When the operators indicated that they would not use any such new masts for their equipment, the estate managers revised their scheme so it was purportedly designed to provide better broadband accessibility for other users and occupiers of the estate.

Faced with the Trustees' continuing refusal to enter into leases under the new Code for their existing mast sites, the operators applied to the Tribunal for an order imposing Code rights in respect of the sites on the Trustees. The Trustees resisted that application, relying on paragraph 21(5) of the Code, which precludes the Tribunal from imposing Code rights if the site provider "intends to redevelop all or part of the land to which the Code right would relate and could not reasonably do so if the order were made".

Legal issues for determination by the Tribunal

1. How is the intention under paragraph 21(5) to be assessed, in law?

The Tribunal accepted the operators' argument that paragraph 21(5) was very similar to the well-known "redevelopment ground (f)" under the Landlord & Tenant Act 1954. Under ground (f), a landlord who intends redevelopment can successfully resist a tenant renewing its lease. There is a considerable body of case law around what such intention legally requires, culminating in the recent significant Supreme Court case on the issue, S Franses v Cavendish Hotels.

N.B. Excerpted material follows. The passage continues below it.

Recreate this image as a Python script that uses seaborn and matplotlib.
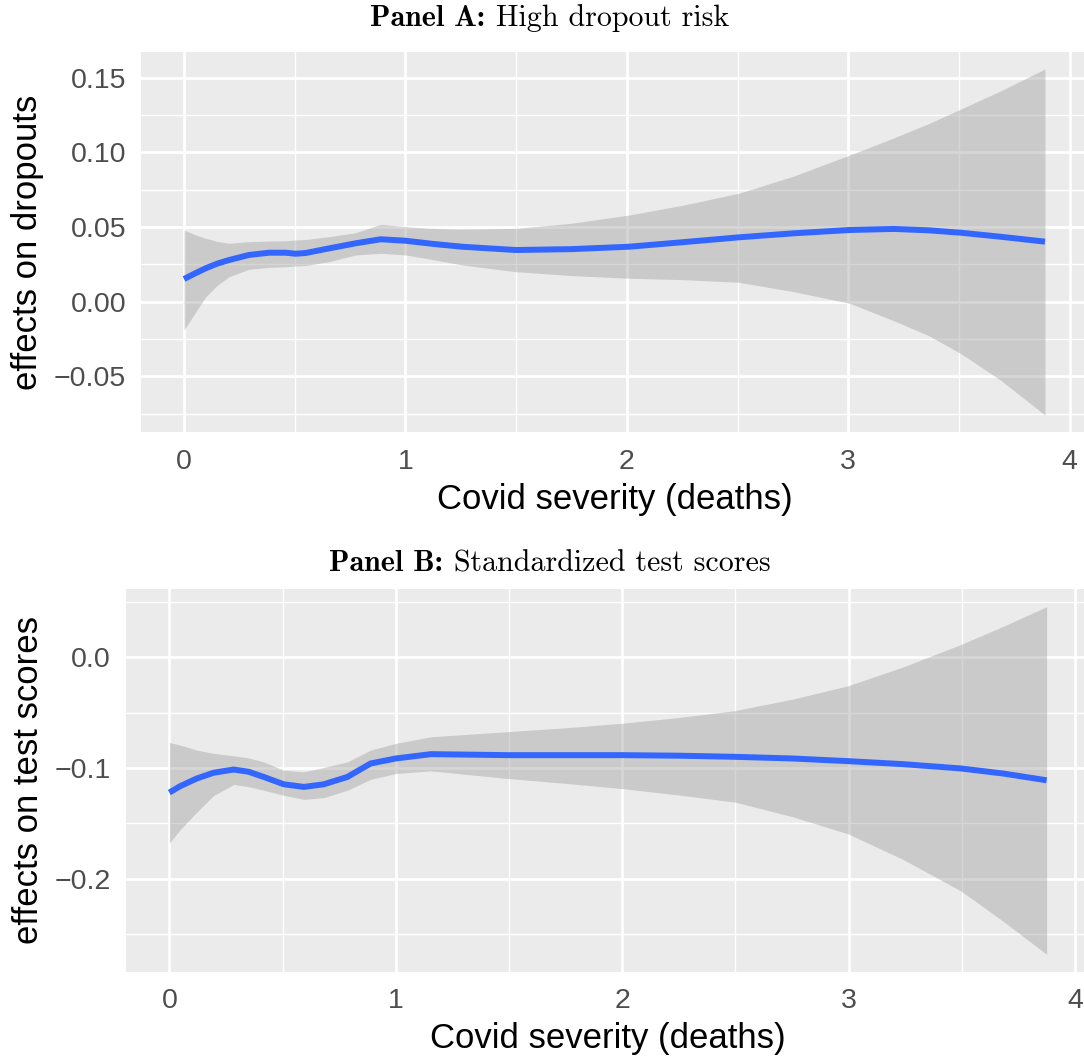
import numpy as np
import pandas as pd
import matplotlib
matplotlib.use("Agg")
import matplotlib.pyplot as plt
from matplotlib.ticker import FixedLocator, FuncFormatter
import seaborn as sns

# ---- Panel A: effects on dropouts (smoothed fit with confidence band) ----
deaths_a = [0.000, 0.050, 0.098, 0.150, 0.203, 0.293, 0.384, 0.459, 0.504, 0.549,
            0.655, 0.775, 0.888, 1.001, 1.130, 1.257, 1.498, 1.750, 2.009, 2.250,
            2.506, 2.754, 3.007, 3.205, 3.360, 3.506, 3.687, 3.888]
fit_a = [0.0152, 0.0190, 0.0224, 0.0255, 0.0279, 0.0313, 0.0328, 0.0328, 0.0321, 0.0326,
         0.0357, 0.0391, 0.0418, 0.0408, 0.0386, 0.0368, 0.0346, 0.0352, 0.0368, 0.0398,
         0.0431, 0.0458, 0.0480, 0.0487, 0.0478, 0.0462, 0.0435, 0.0402]
upper_a = [0.0480, 0.0448, 0.0424, 0.0404, 0.0391, 0.0402, 0.0406, 0.0408, 0.0413, 0.0416,
           0.0435, 0.0462, 0.0518, 0.0502, 0.0490, 0.0485, 0.0491, 0.0525, 0.0580, 0.0645,
           0.0726, 0.0841, 0.0982, 0.1096, 0.1190, 0.1288, 0.1410, 0.1558]
lower_a = [-0.0189, -0.0075, 0.0033, 0.0110, 0.0167, 0.0217, 0.0230, 0.0234, 0.0239, 0.0242,
           0.0268, 0.0313, 0.0324, 0.0313, 0.0280, 0.0246, 0.0201, 0.0175, 0.0157, 0.0148,
           0.0130, 0.0067, -0.0011, -0.0127, -0.0225, -0.0345, -0.0524, -0.0758]

# ---- Panel B: effects on standardized test scores ----
deaths_b = [0.000, 0.047, 0.121, 0.195, 0.284, 0.350, 0.417, 0.505, 0.594, 0.682,
            0.786, 0.889, 1.000, 1.155, 1.495, 1.750, 2.000, 2.250, 2.497, 2.750,
            2.996, 3.238, 3.494, 3.682, 3.874]
fit_b = [-0.1223, -0.1166, -0.1096, -0.1044, -0.1015, -0.1035, -0.1082, -0.1148, -0.1172, -0.1148,
         -0.1082, -0.0960, -0.0915, -0.0876, -0.0885, -0.0885, -0.0885, -0.0890, -0.0900, -0.0915,
         -0.0939, -0.0966, -0.1005, -0.1051, -0.1112]
upper_b = [-0.0770, -0.0794, -0.0839, -0.0869, -0.0891, -0.0910, -0.0946, -0.1021, -0.1036, -0.0996,
           -0.0946, -0.0839, -0.0779, -0.0719, -0.0673, -0.0638, -0.0597, -0.0545, -0.0483, -0.0380,
           -0.0259, -0.0090, 0.0113, 0.0278, 0.0456]
lower_b = [-0.1680, -0.1560, -0.1400, -0.1250, -0.1150, -0.1170, -0.1202, -0.1248, -0.1284, -0.1269,
           -0.1202, -0.1103, -0.1051, -0.1027, -0.1096, -0.1140, -0.1187, -0.1245, -0.1309, -0.1440,
           -0.1595, -0.1825, -0.2110, -0.2385, -0.2684]

x_ticks = [0, 1, 2, 3, 4]
x_minor = [0.5, 1.5, 2.5, 3.5]
y_ticks_a = [-0.05, 0.00, 0.05, 0.10, 0.15]
y_minor_a = [-0.075, -0.025, 0.025, 0.075, 0.125]
y_ticks_b = [-0.2, -0.1, 0.0]
y_minor_b = [-0.25, -0.15, -0.05, 0.05]

x_title = "Covid severity (deaths)"
y_title_a = "effects on dropouts"
y_title_b = "effects on test scores"

sns.set_theme(style="darkgrid")
plt.rcParams.update({
    "axes.facecolor": "#EBEBEB",
    "grid.color": "white",
    "axes.edgecolor": "none",
    "axes.linewidth": 0,
    "xtick.color": "#333333",
    "ytick.color": "#333333",
    "xtick.labelcolor": "#4D4D4D",
    "ytick.labelcolor": "#4D4D4D",
    "axes.unicode_minus": True,
})
plt.rcParams["font.family"] = ["Liberation Sans", "DejaVu Sans"]

W, H = 1084, 1056
fig = plt.figure(figsize=(W / 100, H / 100), dpi=100, facecolor="white")


def expand(lo, hi, frac=0.05):
    pad = (hi - lo) * frac
    return lo - pad, hi + pad


def style_panel(ax, yt, ymin, decimals, ylab):
    ax.xaxis.set_major_locator(FixedLocator(x_ticks))
    ax.xaxis.set_minor_locator(FixedLocator(x_minor))
    ax.yaxis.set_major_locator(FixedLocator(yt))
    ax.yaxis.set_minor_locator(FixedLocator(ymin))
    ax.xaxis.set_major_formatter(FuncFormatter(lambda v, p: f"{v:.0f}"))
    ax.yaxis.set_major_formatter(
        FuncFormatter(lambda v, p: f"{v:.{decimals}f}".replace("-", "\u2212")
                      if abs(v) > 1e-12 else f"{0:.{decimals}f}"))
    ax.grid(which="major", color="white", linewidth=1.95)
    ax.grid(which="minor", color="white", linewidth=0.95)
    ax.tick_params(which="major", length=6.2, width=2.0, labelsize=20.5, pad=4.5)
    ax.tick_params(axis="x", which="major", pad=5.5)
    ax.tick_params(which="minor", length=0)
    for s in ax.spines.values():
        s.set_visible(False)
    ax.set_xlabel(x_title, fontsize=25, color="black", labelpad=6)
    ax.set_ylabel(ylab, fontsize=25, color="black", labelpad=7)


def draw_panel(ax, xs, fit, lo, hi):
    ax.fill_between(xs, lo, hi, color="#999999", alpha=0.4, linewidth=0, zorder=2)
    sns.lineplot(x=xs, y=fit, ax=ax, color="#3366FF", linewidth=4.3, zorder=3,
                 estimator=None, sort=False)
    for ln in ax.lines:
        ln.set_solid_joinstyle("round")
        ln.set_solid_capstyle("butt")
    ax.set_xlim(*expand(min(xs), max(xs)))
    ax.set_ylim(*expand(min(lo), max(hi)))


# panel frames in pixels: left, top, right, bottom
ax_a = fig.add_axes([141 / W, 1 - 432.3 / H, 947 / W, (432.3 - 51.6) / H])
ax_b = fig.add_axes([125.5 / W, 1 - 971.7 / H, 965 / W, (971.7 - 589.3) / H])

draw_panel(ax_a, deaths_a, fit_a, lower_a, upper_a)
draw_panel(ax_b, deaths_b, fit_b, lower_b, upper_b)
style_panel(ax_a, y_ticks_a, y_minor_a, 2, y_title_a)
style_panel(ax_b, y_ticks_b, y_minor_b, 1, y_title_b)


def panel_title(y_px, bold, rest, size=21.6, cx_px=550):
    r = fig.canvas.get_renderer()
    yb = 1 - y_px / H
    t1 = fig.text(0, yb, bold, fontfamily="cmb10", fontsize=size, va="baseline",
                  color="black")
    t2 = fig.text(0, yb, rest, fontfamily="cmr10", fontsize=size, va="baseline",
                  color="black")
    w1 = t1.get_window_extent(r).width
    w2 = t2.get_window_extent(r).width
    gap = size * 100 / 72 * 0.36
    x0 = cx_px - (w1 + gap + w2) / 2
    t1.set_x(x0 / W)
    t2.set_x((x0 + w1 + gap) / W)


panel_title(26, "Panel A:", "High dropout risk")
panel_title(571, "Panel B:", "Standardized test scores")

fig.savefig("out.png", dpi=100, facecolor="white")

The Tribunal accepted that the two legal provisions were different and related to legally different scenarios. Therefore, it could not be said that in every respect paragraph 21(5) should be interpreted as operating precisely how ground (f) under the 1954 Act operates. However, that point having been made, the Tribunal accepted that, for the purpose of assessing the issues before the Tribunal in respect of intention, it should interpret paragraph 21(5) in the same way as ground (f). This meant that:

  • the date for assessing the nature and genuineness of the Trustees' intention to redevelop was the date of the hearing itself and not any earlier
  • the traditional two stage test under the 1954 Act for intention applied, namely:
    • (a) has the site provider genuinely formed an intention to do the redevelopment
    • (b) is there a reasonable objective prospect of the development being feasible?
  • (applying the test in S Franses) an intention to carry out a scheme that would not be carried out if the operators were not asserting Code rights would not satisfy the requisite intention test, being inappropriately conditional.

2. How did these legal criteria apply to the facts of the case?

The Tribunal was willing to find that there was no impediment to the Trustees' second scheme proceeding in terms of financing, planning or engineering feasibility.

However, the Tribunal was wholly unconvinced as to the genuineness of the Trustees' intention actually to carry out their second scheme.

  • None of the Trustees had actually given evidence to the Tribunal, leaving all the evidence to be given by their estate manager
  • The fact that the schemes were worked up after the new Code came into effect strongly suggested their rationale was simply to avoid the rent reductions that the new Code would inevitably bring
  • The fact that the scheme was changed when the operators refused to cooperate with the first scheme again suggested the rationale was simply to avoid the effects of the new Code
  • Evidence as to viability of the second scheme strongly suggested that there were better, more effective and less expensive ways of providing better broadband for the site, and the Trustees should be taken as not wanting to waste money unnecessarily.

The Tribunal therefore found that the Trustees held no genuine intention to carry out the second scheme, and in any event the schemes would not have been worked up if it were not for the need to avoid new Code rights being imposed. The Trustees therefore failed in their attempt to block the operators from asserting Code rights over their mast sites on the estate.

Comment and conclusion

Anyone familiar with the drafting and workings of the 1954 Act will recognise loud echoes of that Act in many places throughout the new Code. That said, it has not been until now that it is possible for practitioners to say with due certainty that the new Code is likely to be interpreted and given effect to in a way similar and in line with the 1954 Act's workings.

Although it would have been surprising if the Tribunal had found that judicial authority on the 1954 Act was of no assistance in interpreting the Code, this case is welcome in providing confirmation that the new Code can be interpreted (at least in respect of this paragraph) in line with the 1954 Act. It is also an interesting example of the new 1954 Act S Franses test of conditionality of intention being applied in a non-1954 Act context.